In contrast, my wife and I have a running joke about my pessimism. We joke that we could both walk into a room that has a giant window overlooking the ocean. Upon seeing the window she would exclaim, “Oh my! Look at that gorgeous sunset.” And I would say, “That window is filthy. And what’s with that crack up at the corner?”
I don’t mean to see the negative side of life first. I’m just hard-wired to do so.
How can someone like me overcome my natural tendency to be pessimistic? I did some brainstorming and came up with six ways you to see the glass as half full.
1. Stop comparing yourself to others.
When a friend of yours gets a raise, a new car, or loses a bunch of weight, don’t reflect it back on yourself. It’s not about you! Just because you didn’t get a raise, are driving an old Volkswagen, and have a spare tire around your middle doesn’t mean that you never will improve. When we compare ourselves to others, we usually fare poorly.
2. Change your focus.
Optimism and pessimism are nothing more than feelings. If you sit around dwelling on why your life sucks, you’re going to feel pessimistic. If you shift those thoughts to ones of gratitude, you’ll feel more optimistic.
3. Look for positive signs everywhere.
I have another friend who, whenever she sees a penny on the ground, picks it up and thinks of one thing she is grateful for. It doesn’t have to be a penny. You can do this when you see an airplane overhead, a white cat, or some other trigger that will remind you to stop and feel grateful.

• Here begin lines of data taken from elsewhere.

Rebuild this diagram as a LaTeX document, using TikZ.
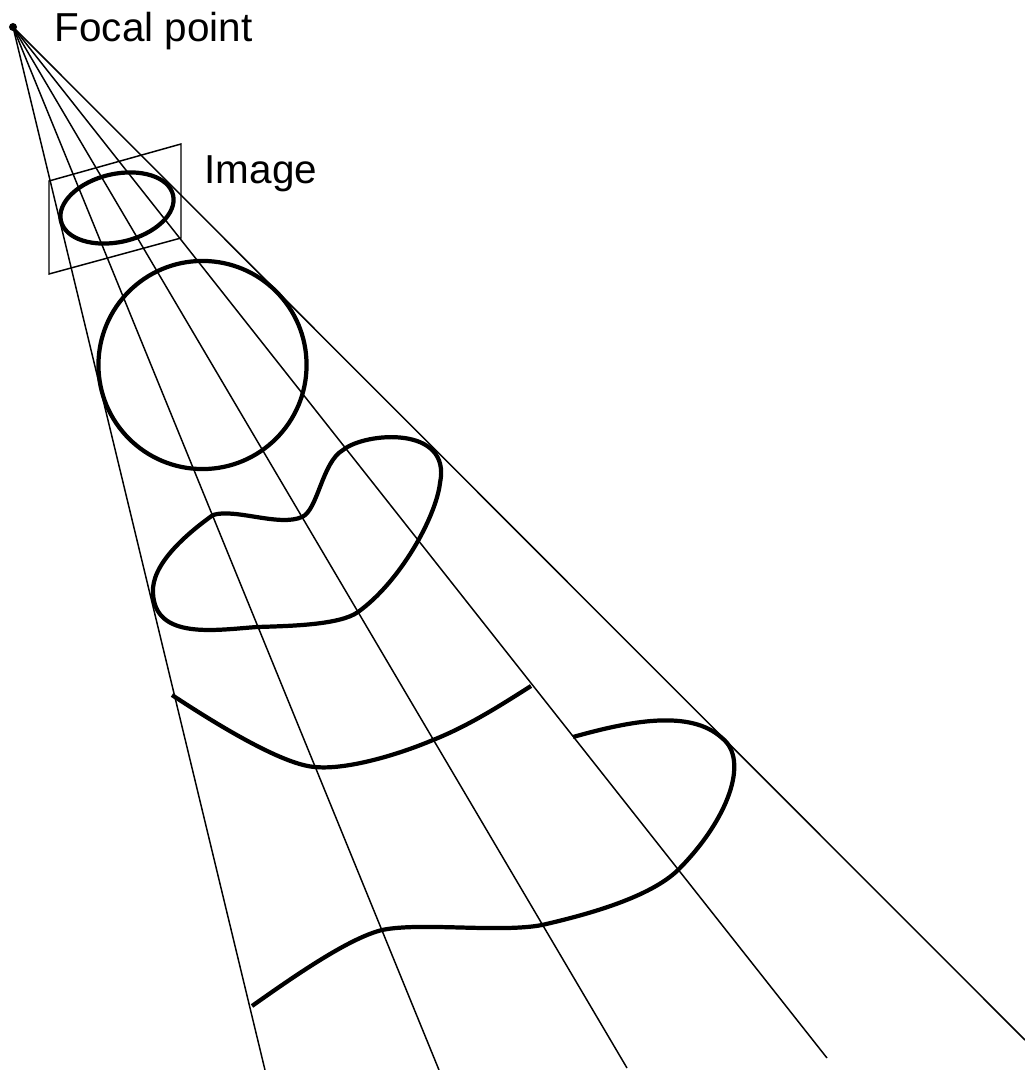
\documentclass[tikz,border=0pt]{standalone}
\usepackage{fontspec}
\setmainfont{Liberation Sans}
\usetikzlibrary{positioning}

\begin{document}
\begin{tikzpicture}[
  x=0.01cm,y=-0.01cm,
  font=\fontsize{11.5}{14}\selectfont,
  ray/.style={draw=black,line width=0.42pt},
  curve/.style={draw=black,line width=1.2pt,line join=round},
  lbl/.style={anchor=base west,inner sep=0pt},
  focalpt/.style={circle,fill=black,inner sep=0pt,minimum size=0.08cm},
]
\useasboundingbox (0,0) rectangle (1025,1070);
\node[focalpt] (focal) at (13,27) {};
\node[lbl] (lblfocal) at (54,42) {Focal point};
\node[lbl] (lblimage) at (204,184) {Image};
\coordinate (r1) at (265,1070);
\coordinate (r2) at (439,1070);
\coordinate (r3) at (627,1068);
\coordinate (r4) at (827,1058);
\coordinate (r5) at (1025,1040);
\foreach \i in {1,...,5} \draw[ray] (focal.center) -- (r\i);
\draw[ray] (49,181) -- (181,144) -- (181,238) -- (49,274) -- cycle;
\draw[curve] (117,208) ellipse [x radius=0.575cm,y radius=0.34cm,rotate=13];
\draw[curve] (202.5,365) circle [radius=1.04cm];
\draw[curve] (213,515) .. controls (235,508) and (279,527) .. (302,517)
  .. controls (318,510) and (322,462) .. (343,450)
  .. controls (365,432) and (452,425) .. (440,483)
  .. controls (436,517) and (400,582) .. (358,612)
  .. controls (340,625) and (290,626) .. (257,627)
  .. controls (215,630) and (155,640) .. (153,593)
  .. controls (151,565) and (185,535) .. (213,515) -- cycle;
\draw[curve] (172,695) .. controls (225,730) and (285,765) .. (315,767)
  .. controls (345,770) and (395,756) .. (433,740)
  .. controls (468,726) and (498,707) .. (531,686);
\draw[curve] (573,737) .. controls (630,721) and (690,709) .. (722,738)
  .. controls (750,760) and (728,820) .. (678,870)
  .. controls (650,897) and (590,914) .. (542,925)
  .. controls (500,933) and (420,922) .. (382,930)
  .. controls (350,938) and (300,972) .. (252,1006);
\end{tikzpicture}
\end{document}
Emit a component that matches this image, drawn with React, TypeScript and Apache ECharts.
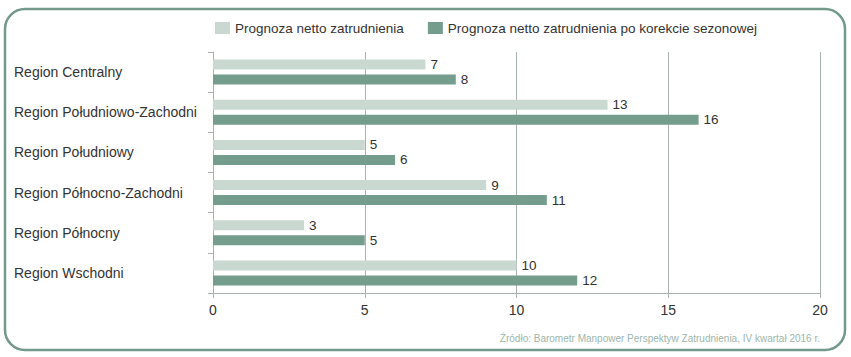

4. Listen to uplifting music.
It’s almost impossible to be pessimistic when you’re listening to Josh Groban’s “You Raise Me Up.” If you find yourself in a pessimistic frame of mind, put on something that will shift those feelings from negative to positive.
5. Detach from outcomes.
The key in being optimistic is to develop the attitude that if one opportunity passes, another one will be along soon. Don’t believe me? Take a look at your life and identify a couple of things that you really wanted and didn’t get. Chances are you can look back at it now and feel glad that you didn’t get it.
6. Stop saying you are a pessimist.
Words are powerful. If you start to think of yourself as an optimist, start telling people that you’re an optimist, then it will soon become true. How do I know? Because I’m an optimist, too.